MOOCs is a good example. Plain vanilla online learning has been around for some time, and the demise of education as we know it has been predicted for the last 15 years. But, the first phase of online learning proved to be a complement to conventional education rather than a substitute. It’s only in the last few years that the improvement in streaming technologies and the huge increase in the availability of low-cost internet bandwidth have resulted in the take-off of MOOCs. Interestingly, MOOCs are still dependent on the teacher, only you now see her in video streamed from the MOOCs site.
However, even today, the jury is out as to whether MOOCs will replace classroom education. MOOCs seem to work well for self-motivated adult learners but there are many aspects of education that can’t be achieved through MOOCs such as socialization, working in groups, and values.

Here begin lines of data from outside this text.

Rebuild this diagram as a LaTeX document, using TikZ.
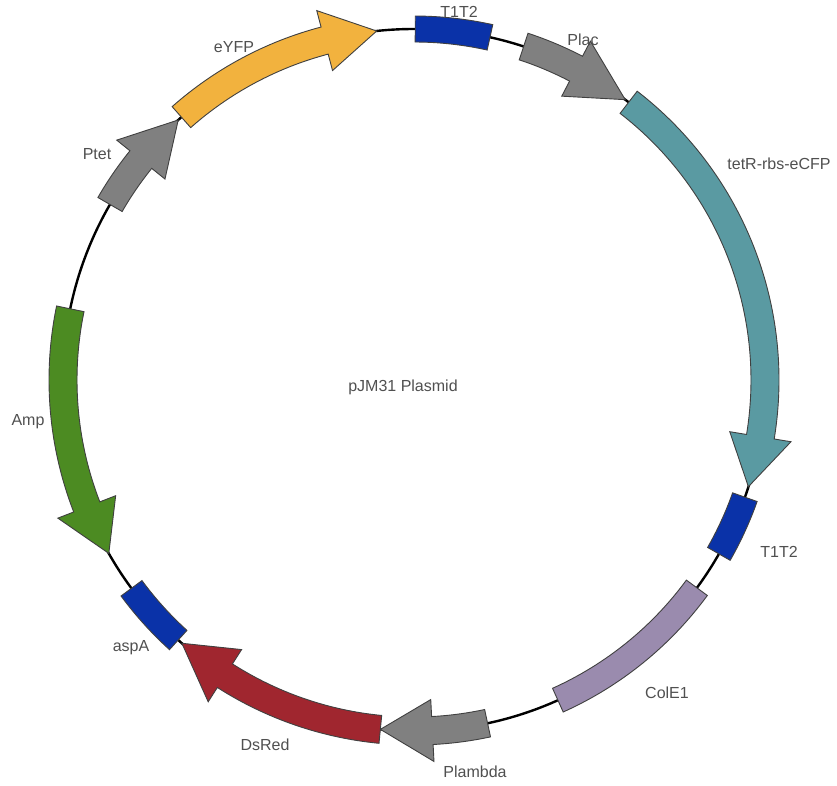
\documentclass[tikz,border=0pt]{standalone}
\usepackage{fontspec}
\setmainfont{Liberation Sans}
\definecolor{cyfp}{RGB}{242,178,62}
\definecolor{cgray}{RGB}{128,128,128}
\definecolor{cteal}{RGB}{90,154,162}
\definecolor{cblue}{RGB}{10,50,168}
\definecolor{cpurple}{RGB}{154,139,174}
\definecolor{cred}{RGB}{160,38,47}
\definecolor{cgreen}{RGB}{76,139,34}
\definecolor{ctext}{RGB}{80,80,80}
\newcommand\plasarrow[4]{%
  \filldraw[featline, fill=#4] (#1:337) arc[start angle=#1, end angle=#2, radius=337]
    -- (#2:320) -- (#3:351) -- (#2:382) -- (#2:365)
    arc[start angle=#2, end angle=#1, radius=365] -- cycle;}
\newcommand\plasbox[3]{%
  \filldraw[featline, fill=#3] (#1:338) arc[start angle=#1, end angle=#2, radius=338]
    -- (#2:364) arc[start angle=#2, end angle=#1, radius=364] -- cycle;}
\begin{document}
\begin{tikzpicture}[x=1pt, y=1pt,
  featline/.style={draw=black!75, line width=0.9pt, line join=miter},
  lbl/.style={text=ctext, font=\fontsize{16}{19}\selectfont, inner sep=0pt}]
\useasboundingbox (-414,-405) rectangle (423,380);
\draw[line width=2.4pt] (0,0) circle[radius=351];
% arrows: tail, head base, tip
\plasarrow{131.5}{104.75}{96.1}{cyfp}
\plasarrow{71.8}{62.5}{53}{cgray}
\plasarrow{52.3}{-9.3}{-17.7}{cteal}
\plasarrow{-77.9}{-87}{-95.5}{cgray}
\plasarrow{-95.5}{-122.6}{-131.4}{cred}
\plasarrow{168.3}{201.2}{209.6}{cgreen}
\plasarrow{150}{141.1}{132.2}{cgray}
% boxes
\plasbox{89.8}{77.5}{cblue}
\plasbox{-19.5}{-29.7}{cblue}
\plasbox{-36.3}{-65.8}{cpurple}
\plasbox{-132.2}{-143.6}{cblue}
% labels
\node[lbl] (lt1) at (45,368) {T1T2};
\node[lbl] (lplac) at (169,340) {Plac};
\node[lbl] (ltetr) at (365,216) {tetR-rbs-eCFP};
\node[lbl] (lt2) at (365,-172) {T1T2};
\node[lbl] (lcol) at (253,-313) {ColE1};
\node[lbl] (lplam) at (61,-392) {Plambda};
\node[lbl] (lds) at (-149,-365) {DsRed};
\node[lbl] (lasp) at (-283,-268) {aspA};
\node[lbl] (lamp) at (-386,-42) {Amp};
\node[lbl] (lptet) at (-317,226) {Ptet};
\node[lbl] (lyfp) at (-180,333) {eYFP};
\node[lbl] (ltitle) at (-11,-7) {pJM31 Plasmid};
\end{tikzpicture}
\end{document}
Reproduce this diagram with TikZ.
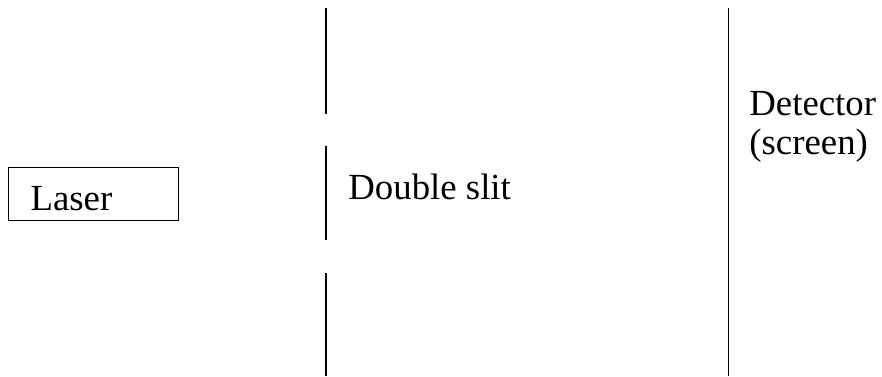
\documentclass[tikz,border=0pt]{standalone}
\usepackage{fontspec}
\setmainfont{Liberation Serif}
\usetikzlibrary{positioning}
\tikzset{
  wall/.style={line width=1pt},
  screenline/.style={line width=0.4pt},
  labeltext/.style={font=\fontsize{18.4}{19.5}\selectfont, inner sep=0pt, anchor=base west}
}

\begin{document}
\begin{tikzpicture}[x=0.5pt,y=0.5pt]
  \useasboundingbox (0,0) rectangle (882,376);

  % Laser source box
  \node[draw, line width=0.6pt, anchor=north west, text width=63pt, inner xsep=11pt,
        inner ysep=0pt, minimum height=26.5pt, text height=16.5pt, text depth=0pt,
        align=left, font=\fontsize{18.4}{19.5}\selectfont] (laser) at (8,209) {Laser};

  % Double slit (three wall pieces)
  \coordinate (s1a) at (326,368);
  \coordinate (s1b) at (326,262);
  \coordinate (s2a) at (326,230);
  \coordinate (s2b) at (326,136);
  \coordinate (s3a) at (326,103);
  \coordinate (s3b) at (326,0);
  \draw[wall] (s1a) -- (s1b);
  \draw[wall] (s2a) -- (s2b);
  \draw[wall] (s3a) -- (s3b);
  \node[labeltext] (slit) at (348,177) {Double slit};

  % Detector screen
  \coordinate (d1) at (728,368);
  \coordinate (d2) at (728,0);
  \draw[screenline] (d1) -- (d2);
  \node[labeltext, align=left] (detector) at (749,222) {Detector\\(screen)};
\end{tikzpicture}
\end{document}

Lepore is critical of the way people tend to see disruption lurking everywhere. But, there are two reasons why disruption has become a part of our everyday lexicon. The first is that the internet has been a trigger for disruption in different industries and product categories. Particularly where the product itself is digitisable (books, movies, photos, music, etc.), the internet has clearly acted as a force for disruption. The second is related to cost and reach. The focus on reaching out to price-sensitive “unserved” or “under-served” markets (the so-called “bottom of the pyramid”) has led to people trying to discover ways of delivering products and services shorn of frills, and at the lowest cost possible. This has inevitably led to attempts to “disrupt” markets in the way that Christensen suggests. But, though this sounds easy, it’s not so in practice as several efforts have shown (see, for example, my earlier post on chotukool).
Tailpiece: What can we learn from this episode?
There may be a lesson for would-be management gurus from the Christensen experience. He has become an easy target because he appears to be a “one-trick pony,” known for disruptive innovation and nothing else. Contrast this with Michael Porter (5-forces framework, generic competitive strategies, competitive advantage of nations, clusters, CSR and shared value) and CK Prahalad (strategic intent, core competence, bottom of the pyramid) and you realize the difference. Both Prahalad and Porter moved on to other ideas, and such portfolio diversification made their reputations less vulnerable to sniper fire!